This morning the NY Times published an article entitled "Apple Can Skate by Taylor Swift, but Not Product Missteps." I challenge you to explain to me what the heck Brian X. Chen is talking about.
I can't even discern what the premise of this article is, but the reasoning encompassed therein is perhaps best summarized by the following excerpt:
But Apple has in fact had product missteps in recent years. The iPhone took a hit in 2010 when a design flaw on the iPhone 4 — called Antennagate by the tech press — caused cellphone reception to be lost for some users when the handset was firmly gripped.
The long-term impact? No harm done yet. In fact, iPhone sales kept growing.
Ok.
But that's not what the originally published version of this article said. Originally the article claimed there was an impact, and backed up the point by stating that while most recently the iPhone sold 70+ million units, the iPhone 4 sold only 40+ million in the same time period.

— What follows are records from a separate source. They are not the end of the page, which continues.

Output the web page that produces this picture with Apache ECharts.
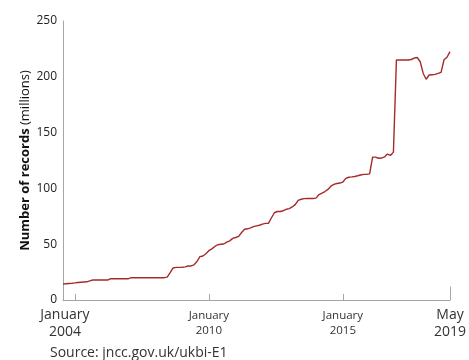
<!DOCTYPE html>
<html><head><meta charset="utf-8">
<script src="https://cdn.jsdelivr.net/npm/echarts@6/dist/echarts.min.js"></script>
<style>html,body{margin:0;padding:0;background:#fff}#c{width:469px;height:360px}</style>
</head><body><div id="c"></div>
<script>
const categories = ['2003-07','2003-08','2003-10','2003-11','2004-01','2004-03','2004-04','2004-06','2004-07','2004-09','2004-11','2004-12','2005-02','2005-03','2005-05','2005-07','2005-08','2005-10','2005-11','2006-01','2006-03','2006-04','2006-06','2006-07','2006-09','2006-11','2006-12','2007-02','2007-03','2007-05','2007-07','2007-08','2007-10','2007-11','2008-01','2008-03','2008-04','2008-06','2008-07','2008-09','2008-11','2008-12','2009-02','2009-03','2009-05','2009-07','2009-08','2009-10','2009-11','2010-01','2010-02','2010-04','2010-05','2010-06','2010-08','2010-09','2010-10','2010-12','2011-01','2011-02','2011-04','2011-05','2011-06','2011-08','2011-09','2011-10','2011-12','2012-01','2012-02','2012-04','2012-05','2012-06','2012-08','2012-09','2012-10','2012-12','2013-01','2013-02','2013-04','2013-05','2013-06','2013-08','2013-09','2013-10','2013-12','2014-01','2014-02','2014-04','2014-05','2014-06','2014-08','2014-09','2014-10','2014-12','2015-01','2015-02','2015-04','2015-05','2015-07','2015-08','2015-10','2015-11','2016-01','2016-02','2016-03','2016-05','2016-06','2016-08','2016-09','2016-11','2016-12','2017-02','2017-03','2017-04','2017-06','2017-07','2017-09','2017-10','2017-12','2018-01','2018-03','2018-04','2018-05','2018-07','2018-08','2018-10','2018-11','2019-01','2019-02','2019-04','2019-05'];
const records = [14.2,14.5,14.8,15.0,15.3,15.7,15.9,16.1,16.3,17.2,
17.9,17.9,17.9,17.9,17.9,17.9,19.1,19.1,19.1,19.1,
19.1,19.1,19.1,20.0,20.0,20.0,20.0,20.0,20.0,20.0,
20.0,20.0,20.0,20.0,20.0,20.5,24.5,28.7,29.2,29.2,
29.3,29.7,30.5,30.5,31.5,34.5,38.9,39.4,41.5,44.2,
45.8,48.0,49.5,49.9,50.2,51.8,53.0,55.2,56.0,57.0,
60.5,63.4,63.8,64.6,65.8,66.4,67.0,68.0,68.7,68.7,
73.5,78.2,79.3,79.3,80.0,81.3,81.9,83.4,85.5,89.3,
90.3,90.8,91.0,91.0,91.0,91.3,94.5,95.8,97.2,99.1,
102.0,103.6,104.4,104.8,105.7,109.0,110.0,110.3,110.7,111.3,
112.0,112.6,112.6,113.0,128.0,128.0,127.0,127.2,128.2,130.8,
129.5,132.5,215.0,215.0,215.0,215.0,215.0,215.5,216.8,217.3,
213.5,203.0,197.8,201.6,201.9,202.2,203.0,204.0,215.3,217.5,
222.5];
const tickCats = ['2004-01','2010-01','2015-01','2019-05'];
const tickMonth = ['January','January','January','May'];
const tickYear = ['2004','2010','2015','2019'];
const tickStyle = ['bigL','small','small','big'];
const yTicks = [0,50,100,150,200,250];

const chart = echarts.init(document.getElementById('c'), null, {renderer:'canvas'});
const FONT = '"Open Sans", "Noto Sans", sans-serif';
chart.setOption({
  animation:false,
  grid:{left:63, right:17, top:21, bottom:60, containLabel:false},
  xAxis:{
    type:'category', data:categories, boundaryGap:false,
    axisLine:{lineStyle:{color:'#a6a6a6', width:1}},
    axisTick:{show:true, inside:true, length:6, lineStyle:{color:'#a6a6a6'},
      interval:(idx)=>tickCats.indexOf(categories[idx])>=0},
    axisLabel:{
      interval:(idx)=>tickCats.indexOf(categories[idx])>=0,
      margin:7, color:'#333', fontFamily:FONT,
      formatter:(v)=>{
        const k = tickCats.indexOf(v);
        if(k<0) return '';
        const s = tickStyle[k];
        return '{'+s+'|'+tickMonth[k]+'}\n{'+s+'|'+tickYear[k]+'}';
      },
      rich:{
        big:{fontSize:14, lineHeight:17, color:'#333', fontFamily:FONT},
        bigL:{fontSize:14, lineHeight:17, color:'#333', fontFamily:FONT, padding:[0,20,0,0]},
        small:{fontSize:11.5, lineHeight:15, color:'#333', fontFamily:FONT, padding:[2,0,0,0]}
      }
    },
    splitLine:{show:false}
  },
  yAxis:{
    type:'value', min:yTicks[0], max:yTicks[yTicks.length-1], interval:50,
    axisLine:{show:true, lineStyle:{color:'#a6a6a6'}},
    axisTick:{show:false},
    splitLine:{show:false},
    axisLabel:{color:'#222', fontSize:12, fontFamily:FONT, margin:6},
    name:'{b|Number of records} {n|(millions)}',
    nameLocation:'middle', nameGap:31, nameRotate:90, nameMoveOverlap:false,
    nameTextStyle:{
      rich:{
        b:{fontSize:13, fontWeight:'bold', color:'#111', fontFamily:FONT},
        n:{fontSize:13, color:'#111', fontFamily:FONT}
      }
    }
  },
  graphic:[{type:'text', left:50, top:346, style:{text:'Source: jncc.gov.uk/ukbi-E1', fill:'#333', font:'14px "Open Sans", sans-serif'}}],
  series:[{
    type:'line', data:records, showSymbol:false, symbol:'none',
    lineStyle:{color:'#a52a2a', width:1.4},
    markLine:{silent:true, symbol:'none', label:{show:false},
      lineStyle:{color:'#a6a6a6', width:1, type:'solid'},
      data:[[{xAxis:tickCats[3], yAxis:0},{xAxis:tickCats[3], yAxis:12}]]}
  }]
});
</script></body></html>
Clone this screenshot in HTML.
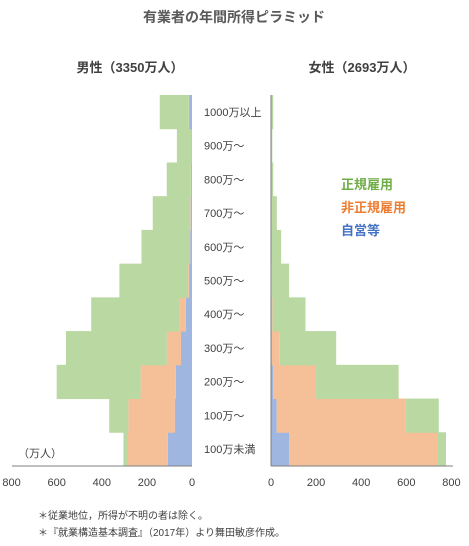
<!DOCTYPE html>
<html><head><meta charset="utf-8">
<style>
html,body{margin:0;padding:0;background:#fff;}
svg{display:block;font-family:"Liberation Sans","Noto Sans CJK JP",sans-serif;}
</style></head>
<body>
<svg id="chart" width="469" height="546" viewBox="0 0 469 546">
<text x="234" y="22" text-anchor="middle" font-size="14" font-weight="bold" fill="#595959">有業者の年間所得ピラミッド</text>
<text x="130" y="72" text-anchor="middle" font-size="13" font-weight="bold" fill="#404040">男性（3350万人）</text>
<text x="362" y="72" text-anchor="middle" font-size="13" font-weight="bold" fill="#404040">女性（2693万人）</text>
<g id="bars"></g>
<g id="labels"></g>
<line x1="12" y1="466" x2="192" y2="466" stroke="#7f7f7f"/>
<line x1="271" y1="466" x2="453" y2="466" stroke="#7f7f7f"/>
<line x1="271" y1="95" x2="271" y2="466" stroke="#7f7f7f"/>
<text x="18" y="457" font-size="11" fill="#404040">（万人）</text>
<text x="341" y="189" font-size="13" font-weight="bold" fill="#70ad47">正規雇用</text>
<text x="341" y="212" font-size="13" font-weight="bold" fill="#ed7d31">非正規雇用</text>
<text x="341" y="235" font-size="13" font-weight="bold" fill="#4472c4">自営等</text>
<text x="38" y="519" font-size="10" fill="#404040">＊従業地位，所得が不明の者は除く。</text>
<text x="38" y="536" font-size="10" fill="#404040">＊『就業構造基本調査』（2017年）より舞田敏彦作成。</text>
</svg>
<script>
const categories = ["100万未満","100万〜","200万〜","300万〜","400万〜","500万〜","600万〜","700万〜","800万〜","900万〜","1000万以上"];
const maleSelf = [107,76,72,49,27,13,8,6,4,3,13];
const maleNonreg = [179,206,156,63,27,4,3,2,1,1,1];
const maleRegular = [18,85,372,447,393,305,213,166,107,63,129];
const femaleSelf = [80,25,10,4,2,1,1,1,0,0,1];
const femaleNonreg = [658,570,190,35,5,2,1,1,1,1,1];
const femaleRegular = [38,149,366,250,146,77,43,24,9,5,8];
const xTicks = [800,600,400,200,0];
const rightTicks = [0,200,400,600,800];

const NS = "http://www.w3.org/2000/svg";
const bars = document.getElementById("bars");
const labels = document.getElementById("labels");
const yBottom = 466, yTop = 95;
const rowH = (yBottom - yTop) / categories.length;
const leftZero = 192, rightZero = 271, scale = 0.2255;
const xL = v => leftZero - v * scale;
const xR = v => rightZero + v * scale;
const yRow = i => yBottom - (i + 1) * rowH;
const colors = ["#9fb6e0","#f5bf98","#bad8a2"];

function rect(x, y, w, h, fill) {
  const r = document.createElementNS(NS, "rect");
  r.setAttribute("x", x); r.setAttribute("y", y);
  r.setAttribute("width", Math.max(0, w)); r.setAttribute("height", h);
  r.setAttribute("fill", fill);
  bars.appendChild(r);
  return r;
}
const segNames = ["self-employed","nonregular","regular"];
categories.forEach((c, i) => {
  const y = yRow(i);
  const m = [maleSelf[i], maleNonreg[i], maleRegular[i]];
  let cum = 0;
  m.forEach((v, k) => {
    const r = rect(xL(cum + v), y, xL(cum) - xL(cum + v), rowH + 0.5, colors[k]);
    
    
    cum += v;
  });
  const f = [femaleSelf[i], femaleNonreg[i], femaleRegular[i]];
  cum = 0;
  f.forEach((v, k) => {
    const r = rect(xR(cum), y, xR(cum + v) - xR(cum), rowH + 0.5, colors[k]);
    
    
    cum += v;
  });
  const t = document.createElementNS(NS, "text");
  t.setAttribute("x", 204); t.setAttribute("y", y + rowH / 2 + 4);
  t.setAttribute("font-size", "11"); t.setAttribute("fill", "#404040");
  t.textContent = c;
  
  
  labels.appendChild(t);
});
xTicks.forEach(v => {
  const t = document.createElementNS(NS, "text");
  t.setAttribute("x", xL(v)); t.setAttribute("y", 486);
  t.setAttribute("text-anchor", "middle"); t.setAttribute("font-size", "11"); t.setAttribute("fill", "#404040");
  t.textContent = v;
  
  
  labels.appendChild(t);
});
rightTicks.forEach(v => {
  const t = document.createElementNS(NS, "text");
  t.setAttribute("x", xR(v)); t.setAttribute("y", 486);
  t.setAttribute("text-anchor", "middle"); t.setAttribute("font-size", "11"); t.setAttribute("fill", "#404040");
  t.textContent = v;
  
  
  labels.appendChild(t);
});
</script>
</body></html>
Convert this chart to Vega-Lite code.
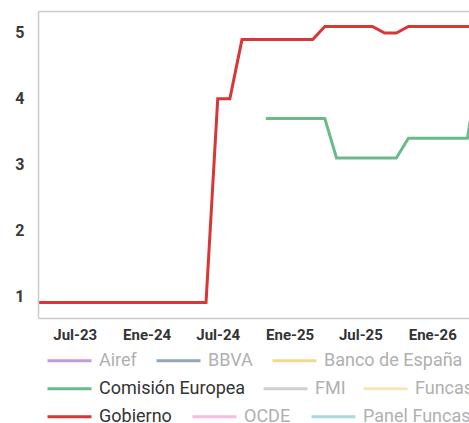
{
  "$schema": "https://vega.github.io/schema/vega-lite/v6.json",
  "autosize": "none",
  "padding": {"left": 38, "top": 11, "right": 0, "bottom": 105},
  "width": 431,
  "height": 307,
  "config": {"view": {"stroke": null}, "font": "Roboto"},
  "data": {"values": [
    {"fecha": "2023-04-01T00:00:00", "serie": "Gobierno", "valor": 0.9},
    {"fecha": "2023-05-01T00:00:00", "serie": "Gobierno", "valor": 0.9},
    {"fecha": "2023-06-01T00:00:00", "serie": "Gobierno", "valor": 0.9},
    {"fecha": "2023-07-01T00:00:00", "serie": "Gobierno", "valor": 0.9},
    {"fecha": "2023-08-01T00:00:00", "serie": "Gobierno", "valor": 0.9},
    {"fecha": "2023-09-01T00:00:00", "serie": "Gobierno", "valor": 0.9},
    {"fecha": "2023-10-01T00:00:00", "serie": "Gobierno", "valor": 0.9},
    {"fecha": "2023-11-01T00:00:00", "serie": "Gobierno", "valor": 0.9},
    {"fecha": "2023-12-01T00:00:00", "serie": "Gobierno", "valor": 0.9},
    {"fecha": "2024-01-01T00:00:00", "serie": "Gobierno", "valor": 0.9},
    {"fecha": "2024-02-01T00:00:00", "serie": "Gobierno", "valor": 0.9},
    {"fecha": "2024-03-01T00:00:00", "serie": "Gobierno", "valor": 0.9},
    {"fecha": "2024-04-01T00:00:00", "serie": "Gobierno", "valor": 0.9},
    {"fecha": "2024-05-01T00:00:00", "serie": "Gobierno", "valor": 0.9},
    {"fecha": "2024-06-01T00:00:00", "serie": "Gobierno", "valor": 0.9},
    {"fecha": "2024-07-01T00:00:00", "serie": "Gobierno", "valor": 4.0},
    {"fecha": "2024-08-01T00:00:00", "serie": "Gobierno", "valor": 4.0},
    {"fecha": "2024-09-01T00:00:00", "serie": "Gobierno", "valor": 4.9},
    {"fecha": "2024-10-01T00:00:00", "serie": "Gobierno", "valor": 4.9},
    {"fecha": "2024-11-01T00:00:00", "serie": "Gobierno", "valor": 4.9},
    {"fecha": "2024-12-01T00:00:00", "serie": "Gobierno", "valor": 4.9},
    {"fecha": "2025-01-01T00:00:00", "serie": "Gobierno", "valor": 4.9},
    {"fecha": "2025-02-01T00:00:00", "serie": "Gobierno", "valor": 4.9},
    {"fecha": "2025-03-01T00:00:00", "serie": "Gobierno", "valor": 4.9},
    {"fecha": "2025-04-01T00:00:00", "serie": "Gobierno", "valor": 5.1},
    {"fecha": "2025-05-01T00:00:00", "serie": "Gobierno", "valor": 5.1},
    {"fecha": "2025-06-01T00:00:00", "serie": "Gobierno", "valor": 5.1},
    {"fecha": "2025-07-01T00:00:00", "serie": "Gobierno", "valor": 5.1},
    {"fecha": "2025-08-01T00:00:00", "serie": "Gobierno", "valor": 5.1},
    {"fecha": "2025-09-01T00:00:00", "serie": "Gobierno", "valor": 5.0},
    {"fecha": "2025-10-01T00:00:00", "serie": "Gobierno", "valor": 5.0},
    {"fecha": "2025-11-01T00:00:00", "serie": "Gobierno", "valor": 5.1},
    {"fecha": "2025-12-01T00:00:00", "serie": "Gobierno", "valor": 5.1},
    {"fecha": "2026-01-01T00:00:00", "serie": "Gobierno", "valor": 5.1},
    {"fecha": "2026-02-01T00:00:00", "serie": "Gobierno", "valor": 5.1},
    {"fecha": "2026-03-01T00:00:00", "serie": "Gobierno", "valor": 5.1},
    {"fecha": "2026-04-01T00:00:00", "serie": "Gobierno", "valor": 5.1},
    {"fecha": "2026-05-01T00:00:00", "serie": "Gobierno", "valor": 5.1},
    {"fecha": "2024-11-01T00:00:00", "serie": "Comisión Europea", "valor": 3.7},
    {"fecha": "2024-12-01T00:00:00", "serie": "Comisión Europea", "valor": 3.7},
    {"fecha": "2025-01-01T00:00:00", "serie": "Comisión Europea", "valor": 3.7},
    {"fecha": "2025-02-01T00:00:00", "serie": "Comisión Europea", "valor": 3.7},
    {"fecha": "2025-03-01T00:00:00", "serie": "Comisión Europea", "valor": 3.7},
    {"fecha": "2025-04-01T00:00:00", "serie": "Comisión Europea", "valor": 3.7},
    {"fecha": "2025-05-01T00:00:00", "serie": "Comisión Europea", "valor": 3.1},
    {"fecha": "2025-06-01T00:00:00", "serie": "Comisión Europea", "valor": 3.1},
    {"fecha": "2025-07-01T00:00:00", "serie": "Comisión Europea", "valor": 3.1},
    {"fecha": "2025-08-01T00:00:00", "serie": "Comisión Europea", "valor": 3.1},
    {"fecha": "2025-09-01T00:00:00", "serie": "Comisión Europea", "valor": 3.1},
    {"fecha": "2025-10-01T00:00:00", "serie": "Comisión Europea", "valor": 3.1},
    {"fecha": "2025-11-01T00:00:00", "serie": "Comisión Europea", "valor": 3.4},
    {"fecha": "2025-12-01T00:00:00", "serie": "Comisión Europea", "valor": 3.4},
    {"fecha": "2026-01-01T00:00:00", "serie": "Comisión Europea", "valor": 3.4},
    {"fecha": "2026-02-01T00:00:00", "serie": "Comisión Europea", "valor": 3.4},
    {"fecha": "2026-03-01T00:00:00", "serie": "Comisión Europea", "valor": 3.4},
    {"fecha": "2026-04-01T00:00:00", "serie": "Comisión Europea", "valor": 3.4},
    {"fecha": "2026-05-01T00:00:00", "serie": "Comisión Europea", "valor": 4.5}
  ]},
  "encoding": {
    "x": {
      "field": "fecha", "type": "temporal",
      "scale": {"domain": [{"year": 2023, "month": 3, "date": 29}, {"year": 2026, "month": 4, "date": 5}]},
      "axis": {
        "orient": "bottom", "title": null, "ticks": false, "grid": false,
        "domainColor": "#cccccc", "domainWidth": 1.5,
        "values": [{"year": 2023, "month": 7, "date": 1}, {"year": 2024, "month": 1, "date": 1}, {"year": 2024, "month": 7, "date": 1}, {"year": 2025, "month": 1, "date": 1}, {"year": 2025, "month": 7, "date": 1}, {"year": 2026, "month": 1, "date": 1}],
        "labelExpr": "(month(datum.value) == 0 ? 'Ene' : 'Jul') + '-' + timeFormat(datum.value, '%y')",
        "labelFontSize": 15, "labelFontWeight": "bold", "labelColor": "#333333",
        "labelPadding": 9, "labelFlush": false, "labelOverlap": false
      }
    },
    "y": {
      "field": "valor", "type": "quantitative",
      "scale": {"domain": [0.6654, 5.3346], "nice": false, "zero": false},
      "axis": {
        "title": null, "ticks": false, "grid": false,
        "values": [1, 2, 3, 4, 5],
        "domainColor": "#cccccc", "domainWidth": 1.5,
        "labelFontSize": 16, "labelFontWeight": "bold", "labelColor": "#3a3a3a", "labelPadding": 14
      }
    }
  },
  "layer": [
    {
      "layer": [
        {
          "transform": [{"filter": {"field": "serie", "oneOf": ["Airef", "BBVA", "Banco de España"]}}],
          "mark": {"type": "line", "strokeWidth": 3, "clip": true},
          "encoding": {
            "color": {
              "field": "serie", "type": "nominal",
              "scale": {"domain": ["Airef", "BBVA", "Banco de España"], "range": ["#c39bd6", "#8ea8c0", "#f2d897"]},
              "legend": {
                "orient": "none", "legendX": 8, "legendY": 326, "direction": "horizontal", "title": null,
                "symbolType": "stroke", "symbolSize": 1936, "symbolStrokeWidth": 3,
                "labelFontSize": 18, "labelFont": "Roboto", "labelOffset": 6, "columnPadding": 13, "labelLimit": 300,
                "encode": {"labels": {"update": {"fill": {"signal": "indexof(['Comisión Europea','Gobierno'], datum.label) >= 0 ? '#333333' : '#b0b0b0'"}}}}
              }
            }
          }
        },
        {
          "transform": [{"filter": {"field": "serie", "oneOf": ["Comisión Europea", "FMI", "Funcas"]}}],
          "mark": {"type": "line", "strokeWidth": 3, "clip": true},
          "encoding": {
            "color": {
              "field": "serie", "type": "nominal",
              "scale": {"domain": ["Comisión Europea", "FMI", "Funcas"], "range": ["#6cba8b", "#cdd1d5", "#f7e6b5"]},
              "legend": {
                "orient": "none", "legendX": 8, "legendY": 354, "direction": "horizontal", "title": null,
                "symbolType": "stroke", "symbolSize": 1936, "symbolStrokeWidth": 3,
                "labelFontSize": 18, "labelFont": "Roboto", "labelOffset": 6, "columnPadding": 11, "labelLimit": 300,
                "encode": {"labels": {"update": {"fill": {"signal": "indexof(['Comisión Europea','Gobierno'], datum.label) >= 0 ? '#333333' : '#b0b0b0'"}}}}
              }
            }
          }
        },
        {
          "transform": [{"filter": {"field": "serie", "oneOf": ["Gobierno", "OCDE", "Panel Funcas"]}}],
          "mark": {"type": "line", "strokeWidth": 3, "clip": true},
          "encoding": {
            "color": {
              "field": "serie", "type": "nominal",
              "scale": {"domain": ["Gobierno", "OCDE", "Panel Funcas"], "range": ["#d93636", "#f2bde0", "#a7dadd"]},
              "legend": {
                "orient": "none", "legendX": 8, "legendY": 382, "direction": "horizontal", "title": null,
                "symbolType": "stroke", "symbolSize": 1936, "symbolStrokeWidth": 3,
                "labelFontSize": 18, "labelFont": "Roboto", "labelOffset": 6, "columnPadding": 14, "labelLimit": 300,
                "encode": {"labels": {"update": {"fill": {"signal": "indexof(['Comisión Europea','Gobierno'], datum.label) >= 0 ? '#333333' : '#b0b0b0'"}}}}
              }
            }
          }
        }
      ],
      "resolve": {"scale": {"color": "independent"}}
    },
    {
      "mark": {"type": "line", "strokeOpacity": 0},
      "encoding": {
        "x": {
          "field": "fecha", "type": "temporal",
          "axis": {"orient": "top", "title": null, "labels": false, "ticks": false, "grid": false, "domainColor": "#cccccc", "domainWidth": 1.5}
        }
      }
    }
  ],
  "resolve": {"axis": {"x": "independent"}}
}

Obviously this is incredibly flawed reasoning - iPhone sales have been on a steadily upward trajectory and the iPhone 4 did nothing to disturb that trend. And apparently someone at the NY Times figured this out and changed the article (without noting that it changed!)
But it shows what the author of the article was trying to do - slime Apple. But then the facts got in the way. And what is left is the skeletal remains of a story that now makes no point whatsoever.